Der Klever Ingo Marks und seine Mitarbeiterin Kaja Kromwyk in einem seiner acht Zeitschriften- und Tabakwarengeschäfte.

Foto: Janssen, Peter

Der Klever Ingo Marks (42) kennt sich im Geschäft mit Tabak und Zigaretten aus. Mittlerweile führt er acht Läden. Alle in Grenznähe. Bereits jetzt kaufen ihm Niederländer die Regale schnell leer. Vor allem die Niederlassung in Kranenburg sorgt für einen guten Umsatz. Ab April dürfte der weiter steigen.

Und so kann es passieren, dass ab April in den Niederlanden ein Päckchen Tabak teurer sein wird als drei Kästen Bier. Zugegeben: Das hängt ganz von der Sorte ab. Aber je nach Angebot ist ein Kasten schon für unter 6 Euro zu bekommen. Und im zweiten Quartal 2024 hebt Den Haag die Steuer für Tabak weiter an. Der Päckchenpreis wird im Vergleich zu dem aktuellen dann um sieben Euro gestiegen sein.

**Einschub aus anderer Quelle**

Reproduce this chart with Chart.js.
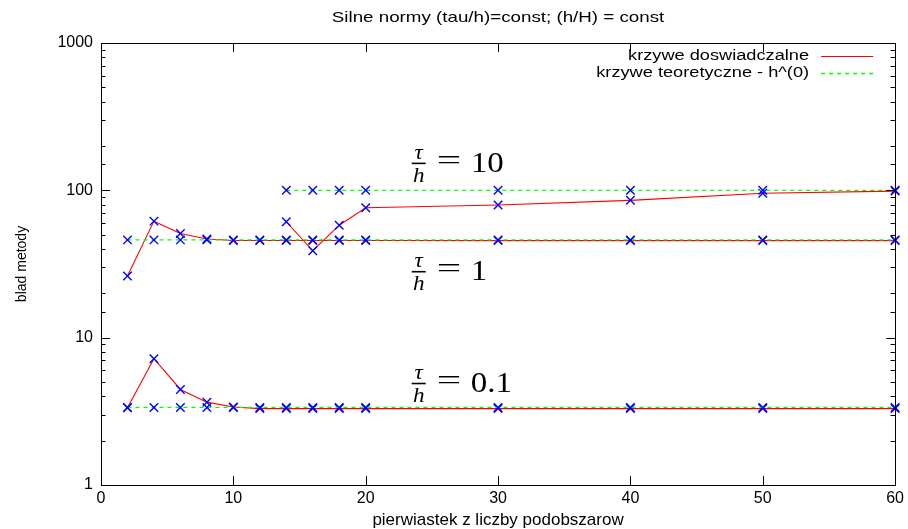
<!DOCTYPE html>
<html>
<head>
<meta charset="utf-8">
<script src="https://cdn.jsdelivr.net/npm/chart.js@4.4.0/dist/chart.umd.min.js"></script>
<style>
  html, body { margin: 0; padding: 0; background: #fff; }
  #wrap { width: 908px; height: 529px; }
</style>
</head>
<body>
<div id="wrap"><canvas id="chart"></canvas></div>
<script>
// x values (pierwiastek z liczby podobszarow)
const xAll = [2, 4, 6, 8, 10, 12, 14, 16, 18, 20, 30, 40, 50, 60];
const xFrom14 = [14, 16, 18, 20, 30, 40, 50, 60];

// tau/h = 0.1
const exp01 = [3.35, 7.2, 4.45, 3.65, 3.38, 3.3, 3.3, 3.3, 3.3, 3.3, 3.3, 3.3, 3.3, 3.3];
const theo01 = [3.36, 3.36, 3.36, 3.36, 3.36, 3.36, 3.36, 3.36, 3.36, 3.36, 3.36, 3.36, 3.36, 3.36];
// tau/h = 1
const exp1 = [26.2, 61.8, 51, 46.7, 45.7, 45.7, 45.7, 45.7, 45.7, 45.7, 45.6, 45.6, 45.6, 45.6];
const theo1 = [46.1, 46.1, 46.1, 46.1, 46.1, 46.1, 46.1, 46.1, 46.1, 46.1, 46.1, 46.1, 46.1, 46.1];
// tau/h = 10
const exp10 = [61.2, 38.9, 58, 76.2, 79.5, 85.5, 95.6, 98.8];
const theo10 = [100, 100, 100, 100, 100, 100, 100, 100];

const yMajorTicks = [1, 10, 100, 1000];
const legendLabels = ['krzywe doswiadczalne', 'krzywe teoretyczne - h^(0)'];

// tau/h annotations, placed in data coordinates
const ratioLabels = ['10', '1', '0.1'];
const ratioX = [23.4, 23.4, 23.4];
const ratioY = [156, 28.7, 5.0];

const RED = '#ff0000';
const GREEN = '#00ff00';
const BLUE = '#0000ff';

const pts = (xs, ys) => xs.map((x, i) => ({ x: x, y: ys[i] }));

function theoSet(xs, ys) {
  return {
    data: pts(xs, ys),
    borderColor: GREEN,
    borderWidth: 1.3,
    borderDash: [4, 4],
    pointStyle: 'crossRot',
    pointRadius: 6,
    pointBorderColor: BLUE,
    pointBorderWidth: 1.4,
    tension: 0,
    clip: false
  };
}
function expSet(xs, ys) {
  return {
    data: pts(xs, ys),
    borderColor: RED,
    borderWidth: 1.1,
    pointStyle: 'crossRot',
    pointRadius: 6,
    pointBorderColor: BLUE,
    pointBorderWidth: 1.4,
    tension: 0,
    clip: false
  };
}

function stretchedText(ctx, text, x, y, font, sx, align) {
  ctx.save();
  ctx.translate(x, y);
  ctx.scale(sx, 1);
  ctx.font = font;
  ctx.textAlign = align;
  ctx.fillText(text, 0, 0);
  ctx.restore();
}

const framePlugin = {
  id: 'frame',
  afterDraw(chart) {
    const ctx = chart.ctx;
    const a = chart.chartArea;
    const xs = chart.scales.x;
    const ys = chart.scales.y;
    ctx.save();
    ctx.strokeStyle = '#000';
    ctx.lineWidth = 1;
    ctx.strokeRect(Math.round(a.left) + 0.5, Math.round(a.top) + 0.5,
      Math.round(a.right - a.left), Math.round(a.bottom - a.top));

    // inward ticks, mirrored like gnuplot
    ctx.beginPath();
    xs.ticks.forEach(t => {
      const px = Math.round(xs.getPixelForValue(t.value)) + 0.5;
      ctx.moveTo(px, a.bottom); ctx.lineTo(px, a.bottom - 9);
      ctx.moveTo(px, a.top); ctx.lineTo(px, a.top + 9);
    });
    ys.ticks.forEach(t => {
      const major = yMajorTicks.includes(t.value);
      const len = major ? 9 : 4.5;
      const py = Math.round(ys.getPixelForValue(t.value)) + 0.5;
      ctx.moveTo(a.left, py); ctx.lineTo(a.left + len, py);
      ctx.moveTo(a.right, py); ctx.lineTo(a.right - len, py);
    });
    ctx.stroke();

    // title
    ctx.fillStyle = '#000';
    ctx.textBaseline = 'middle';
    stretchedText(ctx, 'Silne normy (tau/h)=const; (h/H) = const',
      (a.left + a.right) / 2, 18, '15px "Liberation Sans", Arial, sans-serif', 1.25, 'center');

    // legend
    const styles = [{ c: RED, d: [], w: 1.1 }, { c: GREEN, d: [4, 4], w: 1.3 }];
    legendLabels.forEach((lab, i) => {
      const y = a.top + 13 + i * 17;
      stretchedText(ctx, lab, a.right - 86, y, '14px "Liberation Sans", Arial, sans-serif', 1.3, 'right');
      ctx.beginPath();
      ctx.strokeStyle = styles[i].c;
      ctx.lineWidth = styles[i].w;
      ctx.setLineDash(styles[i].d);
      ctx.moveTo(a.right - 74, Math.round(y) + 0.5);
      ctx.lineTo(a.right - 22, Math.round(y) + 0.5);
      ctx.stroke();
    });
    ctx.setLineDash([]);

    // tau/h = ... labels
    ratioLabels.forEach((lab, i) => {
      const px = xs.getPixelForValue(ratioX[i]);
      const py = ys.getPixelForValue(ratioY[i]);
      ctx.fillStyle = '#000';
      ctx.strokeStyle = '#000';
      ctx.lineWidth = 1.6;
      ctx.beginPath();
      ctx.moveTo(px + 1, py + 1.5);
      ctx.lineTo(px + 15, py + 1.5);
      ctx.stroke();
      ctx.textBaseline = 'alphabetic';
      stretchedText(ctx, 'τ', px + 8, py - 3, 'italic 21px "Liberation Serif", "DejaVu Serif", serif', 1.1, 'center');
      stretchedText(ctx, 'h', px + 8, py + 20, 'italic 21px "Liberation Serif", "DejaVu Serif", serif', 1.1, 'center');
      stretchedText(ctx, '=', px + 26, py + 7, '28px "Liberation Serif", "DejaVu Serif", serif', 1.55, 'left');
      stretchedText(ctx, lab, px + 60, py + 10, '30px "Liberation Serif", "DejaVu Serif", serif', 1.1, 'left');
    });
    ctx.restore();
  }
};

new Chart(document.getElementById('chart'), {
  type: 'line',
  data: {
    datasets: [
      theoSet(xAll, theo01),
      theoSet(xAll, theo1),
      theoSet(xFrom14, theo10),
      expSet(xAll, exp01),
      expSet(xAll, exp1),
      expSet(xFrom14, exp10)
    ]
  },
  options: {
    responsive: true,
    maintainAspectRatio: false,
    animation: false,
    layout: { padding: { top: 43, right: 9, left: 0, bottom: 0 } },
    plugins: {
      legend: { display: false },
      title: { display: false },
      tooltip: { enabled: false }
    },
    scales: {
      x: {
        type: 'linear',
        min: 0,
        max: 60,
        grid: { display: false, drawTicks: false },
        border: { display: false },
        ticks: {
          stepSize: 10,
          padding: 4,
          color: '#000',
          font: { family: '"Liberation Sans", Arial, sans-serif', size: 16 }
        },
        title: {
          display: true,
          text: 'pierwiastek z liczby podobszarow',
          color: '#000',
          font: { family: '"Liberation Sans", Arial, sans-serif', size: 17, lineHeight: 1 },
          padding: 0
        },
        afterFit(scale) { scale.height = 44; }
      },
      y: {
        type: 'logarithmic',
        min: 1,
        max: 1000,
        grid: { display: false, drawTicks: false },
        border: { display: false },
        ticks: {
          autoSkip: false,
          padding: 8,
          color: '#000',
          font: { family: '"Liberation Sans", Arial, sans-serif', size: 16 },
          callback: v => (yMajorTicks.includes(v) ? String(v) : '')
        },
        title: {
          display: true,
          text: 'blad metody',
          color: '#000',
          font: { family: '"Liberation Sans", Arial, sans-serif', size: 14 },
          padding: { top: 14, bottom: 0 }
        },
        afterFit(scale) { scale.width = 101; }
      }
    }
  },
  plugins: [framePlugin]
});
</script>
</body>
</html>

Der Verkauf von Tabak jenseits der Grenze lohnt sich schon lange nicht mehr. Paul Fransman führt eine Tankstelle in Ven-Zelderheide direkt hinter der Grenze bei Grunewald. Er hat noch Zigaretten im Angebot. „Die werden hier aber kaum gekauft“, sagt Fransman und zieht eine Packung Marlboro aus dem Regal. „Hier steht es – 20 Stück für 8,20 Euro“, sagt er. Aussortieren kann er die Genussmittel nicht: Die Tankstelle gehört zu einer Kette, das Sortiment bestimmt der Konzern.

In Deutschland liegt der Preis für die 20-Zigaretten-Packung ebenfalls bei 8,20 Euro. Kommt in den Niederlanden die Tabaksteuer am 1. April drauf, zahlt der Raucher dort 9,50 Euro. Das sind 1,30 Euro mehr pro Schachtel. Am 1. April 2024 steigt der Preis um noch einmal 1,20 Euro und liegt dann bei 10,80 Euro. Was dabei noch nicht eingerechnet ist, sind die Zuschläge der Tabakindustrie. Großzügig Zigaretten verschenken, wird dann teuer.

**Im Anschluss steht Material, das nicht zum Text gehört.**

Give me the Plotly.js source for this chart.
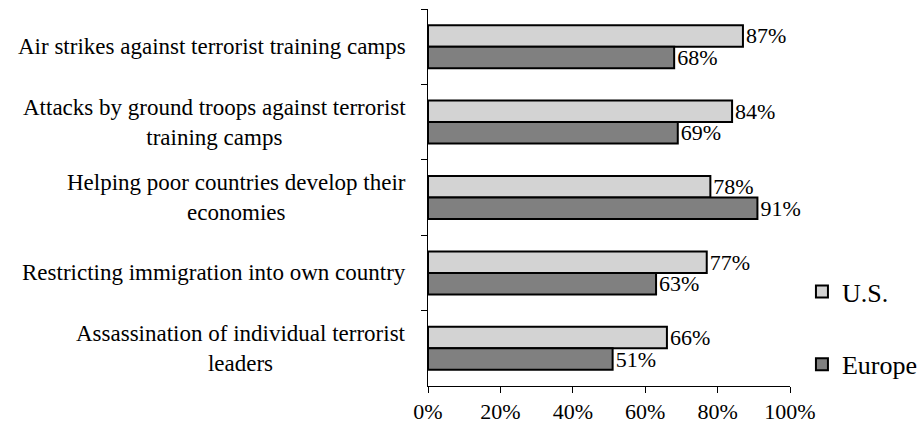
<!DOCTYPE html>
<html>
<head>
<meta charset="utf-8">
<script src="https://cdn.plot.ly/plotly-3.0.1.min.js"></script>
<style>html,body{margin:0;padding:0;background:#fff;}#chart{width:922px;height:429px;}</style>
</head>
<body>
<div id="chart"></div>
<script>
var categories = [
  "Air strikes against terrorist training camps",
  "Attacks by ground troops against terrorist<br>training camps",
  "Helping poor countries develop their<br>economies",
  "Restricting immigration into own country",
  "Assassination of individual terrorist<br>leaders"
];
var usValues = [87, 84, 78, 77, 66];
var europeValues = [68, 69, 91, 63, 51];
var seriesNames = ["U.S.", "Europe"];
var xTicks = [0, 20, 40, 60, 80, 100];

var FONT = "'Liberation Serif', 'Times New Roman', serif";

function pct(v) { return v + "%"; }

var traces = [
  {
    type: "bar", orientation: "h", name: seriesNames[0],
    y: categories, x: usValues,
    text: usValues.map(pct), textposition: "outside", cliponaxis: false,
    constraintext: "none",
    textfont: {family: FONT, size: 22, color: "#000"},
    marker: {color: "#d3d3d3", line: {color: "#000", width: 2}},
    legendgroup: "a", hoverinfo: "x+y"
  },
  {
    type: "bar", orientation: "h", name: seriesNames[1],
    y: categories, x: europeValues,
    text: europeValues.map(pct), textposition: "outside", cliponaxis: false,
    constraintext: "none",
    textfont: {family: FONT, size: 22, color: "#000"},
    marker: {color: "#808080", line: {color: "#000", width: 2}},
    legendgroup: "b", hoverinfo: "x+y"
  }
];

var annotations = categories.map(function (c) {
  return {
    xref: "paper", yref: "y", x: 0, y: c, xshift: -20,
    xanchor: "right", yanchor: "middle", align: "center",
    text: c, showarrow: false,
    font: {family: FONT, size: 23, color: "#000"}
  };
});

var layout = {
  width: 922, height: 429,
  margin: {l: 428, r: 132, t: 9, b: 43, pad: 0, autoexpand: false},
  paper_bgcolor: "#fff", plot_bgcolor: "#fff",
  font: {family: FONT, color: "#000"},
  barmode: "group", bargap: 0.43, bargroupgap: 0,
  showlegend: true,
  legend: {
    x: 1.033, xanchor: "left", y: 0.313, yanchor: "top",
    font: {family: FONT, size: 26, color: "#000"},
    traceorder: "grouped", tracegroupgap: 36,
    bgcolor: "rgba(0,0,0,0)", borderwidth: 0
  },
  xaxis: {
    range: [0, 100], tickvals: xTicks, ticktext: xTicks.map(pct),
    ticks: "outside", ticklen: 6, tickcolor: "#000", tickwidth: 1,
    showline: true, linecolor: "#000", linewidth: 1,
    showgrid: false, zeroline: false, fixedrange: true,
    tickfont: {family: FONT, size: 22, color: "#000"}
  },
  yaxis: {
    type: "category", autorange: "reversed",
    tickson: "boundaries", ticks: "outside", ticklen: 6, tickcolor: "#000", tickwidth: 1,
    showticklabels: false,
    showline: true, linecolor: "#000", linewidth: 1,
    showgrid: false, zeroline: false, fixedrange: true
  },
  annotations: annotations
};

Plotly.newPlot("chart", traces, layout, {displayModeBar: false, staticPlot: true});
</script>
</body>
</html>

Eines der acht Geschäfte von Ingo Marks liegt am Elsa-Brunnen an der Großen Straße in Kleve. Niederländer, die in der Stadt zum Bummeln unterwegs sind, decken sich hier mit Ware ein. Nicht selten übersteigt die Menge einen Wochenbedarf. Besonders gefragt sind die Tabak-Boxen mit einem Inhalt von 245 Gramm. Der Preis beträgt 49,95 Euro. Etwa 540 Zigaretten lassen sich aus dem geschnittenen Tabak herstellen. Als eine Niederländerin den Laden betritt, lässt sie sich gleich drei der Plastik-Trommeln einpacken. „Wer raucht und an der Grenze wohnt, der kauft in Deutschland. Wir sprechen uns auch in der Nachbarschaft ab und bringen uns gegenseitig Zigaretten und Tabak mit“, sagt die 55-Jährige aus Nimwegen.

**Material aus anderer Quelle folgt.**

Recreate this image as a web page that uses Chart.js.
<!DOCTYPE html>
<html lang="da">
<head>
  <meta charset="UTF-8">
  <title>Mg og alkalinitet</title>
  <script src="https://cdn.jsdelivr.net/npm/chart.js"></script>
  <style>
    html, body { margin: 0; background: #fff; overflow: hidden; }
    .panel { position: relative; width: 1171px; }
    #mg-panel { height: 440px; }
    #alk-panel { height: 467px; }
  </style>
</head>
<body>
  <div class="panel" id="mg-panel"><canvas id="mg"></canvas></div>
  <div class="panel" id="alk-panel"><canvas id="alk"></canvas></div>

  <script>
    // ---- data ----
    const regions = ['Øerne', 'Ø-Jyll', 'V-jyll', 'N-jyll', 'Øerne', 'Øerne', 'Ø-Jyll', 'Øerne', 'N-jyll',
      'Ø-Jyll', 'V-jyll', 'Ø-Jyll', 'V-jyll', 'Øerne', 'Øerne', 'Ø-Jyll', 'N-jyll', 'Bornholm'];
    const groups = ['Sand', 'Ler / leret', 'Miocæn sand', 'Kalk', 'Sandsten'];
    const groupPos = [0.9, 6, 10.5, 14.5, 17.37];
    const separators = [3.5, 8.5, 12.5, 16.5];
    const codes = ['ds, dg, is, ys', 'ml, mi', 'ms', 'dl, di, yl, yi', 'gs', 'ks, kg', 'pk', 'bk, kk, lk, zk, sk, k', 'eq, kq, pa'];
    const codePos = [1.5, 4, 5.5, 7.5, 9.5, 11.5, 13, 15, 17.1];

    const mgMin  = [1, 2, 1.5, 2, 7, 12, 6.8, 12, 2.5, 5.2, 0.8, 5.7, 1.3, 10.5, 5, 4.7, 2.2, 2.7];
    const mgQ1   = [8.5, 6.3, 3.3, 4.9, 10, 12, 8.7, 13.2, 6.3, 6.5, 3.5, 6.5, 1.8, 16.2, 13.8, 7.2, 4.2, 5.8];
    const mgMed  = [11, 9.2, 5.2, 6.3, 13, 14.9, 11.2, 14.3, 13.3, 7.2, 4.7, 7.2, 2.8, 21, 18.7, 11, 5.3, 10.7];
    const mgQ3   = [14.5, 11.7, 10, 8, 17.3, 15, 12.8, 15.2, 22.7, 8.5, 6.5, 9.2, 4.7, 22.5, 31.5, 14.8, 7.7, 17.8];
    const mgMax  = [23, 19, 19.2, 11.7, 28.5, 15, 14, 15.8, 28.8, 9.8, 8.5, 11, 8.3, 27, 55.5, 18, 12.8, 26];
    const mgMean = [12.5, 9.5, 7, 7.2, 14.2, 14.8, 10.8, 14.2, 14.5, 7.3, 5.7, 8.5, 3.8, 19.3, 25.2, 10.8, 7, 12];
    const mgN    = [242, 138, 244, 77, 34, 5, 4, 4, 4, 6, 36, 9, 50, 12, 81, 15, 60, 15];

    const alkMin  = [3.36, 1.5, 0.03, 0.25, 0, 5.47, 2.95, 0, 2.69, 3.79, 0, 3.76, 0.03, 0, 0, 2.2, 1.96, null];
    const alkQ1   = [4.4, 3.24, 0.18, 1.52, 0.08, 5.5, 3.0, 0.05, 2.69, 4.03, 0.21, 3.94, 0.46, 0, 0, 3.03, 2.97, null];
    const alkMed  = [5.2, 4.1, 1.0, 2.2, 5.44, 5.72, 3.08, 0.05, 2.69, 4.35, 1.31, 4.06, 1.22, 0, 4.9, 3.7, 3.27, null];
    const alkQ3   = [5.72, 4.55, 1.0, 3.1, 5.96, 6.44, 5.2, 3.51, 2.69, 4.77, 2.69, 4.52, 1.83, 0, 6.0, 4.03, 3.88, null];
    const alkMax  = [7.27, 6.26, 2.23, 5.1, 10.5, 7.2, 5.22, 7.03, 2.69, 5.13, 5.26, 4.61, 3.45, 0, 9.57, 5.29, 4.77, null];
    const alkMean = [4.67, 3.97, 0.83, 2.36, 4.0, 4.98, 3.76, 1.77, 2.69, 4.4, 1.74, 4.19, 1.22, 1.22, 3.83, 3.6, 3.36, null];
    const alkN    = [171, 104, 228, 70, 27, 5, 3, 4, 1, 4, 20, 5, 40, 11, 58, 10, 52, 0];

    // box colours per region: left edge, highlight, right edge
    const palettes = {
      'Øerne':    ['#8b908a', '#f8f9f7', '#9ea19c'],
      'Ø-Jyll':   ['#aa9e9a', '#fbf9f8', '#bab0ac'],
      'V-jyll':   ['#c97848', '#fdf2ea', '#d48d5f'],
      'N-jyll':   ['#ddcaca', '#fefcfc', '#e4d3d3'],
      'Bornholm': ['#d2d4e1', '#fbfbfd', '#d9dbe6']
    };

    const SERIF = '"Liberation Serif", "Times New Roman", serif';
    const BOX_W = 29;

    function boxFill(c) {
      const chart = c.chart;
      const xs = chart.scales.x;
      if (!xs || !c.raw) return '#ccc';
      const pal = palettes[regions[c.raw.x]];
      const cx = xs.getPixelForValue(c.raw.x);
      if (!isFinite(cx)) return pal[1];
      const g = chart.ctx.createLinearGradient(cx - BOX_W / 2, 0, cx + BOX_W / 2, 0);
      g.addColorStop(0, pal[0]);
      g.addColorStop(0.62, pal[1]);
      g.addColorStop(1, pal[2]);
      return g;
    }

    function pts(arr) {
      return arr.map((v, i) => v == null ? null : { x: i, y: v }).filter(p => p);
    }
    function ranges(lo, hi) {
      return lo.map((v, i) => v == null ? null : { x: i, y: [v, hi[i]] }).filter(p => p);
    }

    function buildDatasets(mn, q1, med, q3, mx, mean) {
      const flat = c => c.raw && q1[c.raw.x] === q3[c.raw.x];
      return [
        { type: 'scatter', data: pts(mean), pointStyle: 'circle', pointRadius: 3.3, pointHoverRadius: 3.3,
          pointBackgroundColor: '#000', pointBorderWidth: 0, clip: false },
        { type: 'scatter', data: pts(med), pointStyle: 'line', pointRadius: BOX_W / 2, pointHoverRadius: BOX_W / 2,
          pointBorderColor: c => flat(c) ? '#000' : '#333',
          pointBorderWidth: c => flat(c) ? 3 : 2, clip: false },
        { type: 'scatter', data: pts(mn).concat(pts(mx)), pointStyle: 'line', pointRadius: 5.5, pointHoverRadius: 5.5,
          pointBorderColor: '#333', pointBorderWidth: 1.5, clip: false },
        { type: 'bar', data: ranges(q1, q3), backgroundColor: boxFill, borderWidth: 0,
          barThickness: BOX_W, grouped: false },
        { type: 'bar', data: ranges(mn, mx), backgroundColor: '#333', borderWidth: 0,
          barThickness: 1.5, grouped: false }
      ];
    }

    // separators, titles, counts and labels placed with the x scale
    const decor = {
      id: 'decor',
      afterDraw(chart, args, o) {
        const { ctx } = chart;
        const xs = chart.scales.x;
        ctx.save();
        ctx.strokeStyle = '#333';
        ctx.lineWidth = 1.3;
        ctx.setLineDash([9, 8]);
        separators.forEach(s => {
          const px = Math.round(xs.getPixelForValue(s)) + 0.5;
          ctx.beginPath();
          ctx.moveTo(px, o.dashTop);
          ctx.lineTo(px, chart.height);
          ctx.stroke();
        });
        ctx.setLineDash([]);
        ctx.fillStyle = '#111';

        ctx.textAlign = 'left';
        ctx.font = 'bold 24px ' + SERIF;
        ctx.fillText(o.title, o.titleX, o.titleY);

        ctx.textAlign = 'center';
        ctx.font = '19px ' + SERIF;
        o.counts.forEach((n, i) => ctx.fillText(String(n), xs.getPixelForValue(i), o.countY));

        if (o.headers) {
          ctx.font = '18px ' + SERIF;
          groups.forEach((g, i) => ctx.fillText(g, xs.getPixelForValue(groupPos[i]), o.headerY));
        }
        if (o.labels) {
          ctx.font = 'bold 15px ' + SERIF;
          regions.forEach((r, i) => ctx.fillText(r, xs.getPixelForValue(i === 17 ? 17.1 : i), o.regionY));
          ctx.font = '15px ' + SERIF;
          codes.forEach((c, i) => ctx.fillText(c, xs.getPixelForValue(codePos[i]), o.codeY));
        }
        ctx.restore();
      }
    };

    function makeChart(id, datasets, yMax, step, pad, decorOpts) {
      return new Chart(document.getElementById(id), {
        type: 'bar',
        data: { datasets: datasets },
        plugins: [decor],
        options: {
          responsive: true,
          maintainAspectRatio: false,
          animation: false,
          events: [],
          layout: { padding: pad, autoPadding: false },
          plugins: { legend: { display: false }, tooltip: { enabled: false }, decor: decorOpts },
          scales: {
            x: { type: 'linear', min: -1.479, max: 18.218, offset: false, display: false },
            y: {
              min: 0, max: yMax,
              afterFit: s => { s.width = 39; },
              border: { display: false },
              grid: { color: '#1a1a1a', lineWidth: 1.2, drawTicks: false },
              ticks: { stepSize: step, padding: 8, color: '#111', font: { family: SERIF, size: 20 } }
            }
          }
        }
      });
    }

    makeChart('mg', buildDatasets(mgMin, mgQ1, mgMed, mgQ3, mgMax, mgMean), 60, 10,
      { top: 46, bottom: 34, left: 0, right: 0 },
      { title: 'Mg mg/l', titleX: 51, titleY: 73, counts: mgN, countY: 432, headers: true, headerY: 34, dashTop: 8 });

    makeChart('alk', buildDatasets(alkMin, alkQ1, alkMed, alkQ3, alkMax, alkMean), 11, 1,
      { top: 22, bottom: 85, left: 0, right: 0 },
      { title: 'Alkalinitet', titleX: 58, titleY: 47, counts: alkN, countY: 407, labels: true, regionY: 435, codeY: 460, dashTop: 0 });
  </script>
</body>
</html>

In den Niederlanden ist Tabak nicht nur teuer. Auch werden die Verkaufsstellen immer weniger. Lidl hat seine Geschäfte bereits zu „Nichtraucher“-Filialen erklärt. Die niederländische Regierung baut darauf, dass mehr Supermarktketten dem Schritt folgen. Ab 2024 dürfen Tabakwaren nur noch an Tankstellen, in Zeitschriften-Geschäften und Shops mit einer extra Tabakverkaufslizenz angeboten werden. Der Onlinehandel ist seit Anfang des Jahres verboten. 2021 mussten Zigaretten, Tabak zum Selbstdrehen, Zigarren und E-Zigaretten aus dem Sichtfeld der Verkaufsstellen entfernt werden.

Noch hat Ron Wolf die Hoffnung auf steigenden Umsatz nicht aufgegeben. Grund ist das bevorstehende Verkaufsverbot in den Supermärkten. „Davon könnten wir profitieren“, sagt er. 20 Jahre war Wolf alt, als er mit dem Verkauf von Tabakwaren begonnen hatte. Sein Vater und Großvater standen ebenfalls schon hinter der Theke und reichten Kunden Zigarettenschachteln an. „Der Preisunterschied war nie so groß wie jetzt“, sagt der 64-Jährige.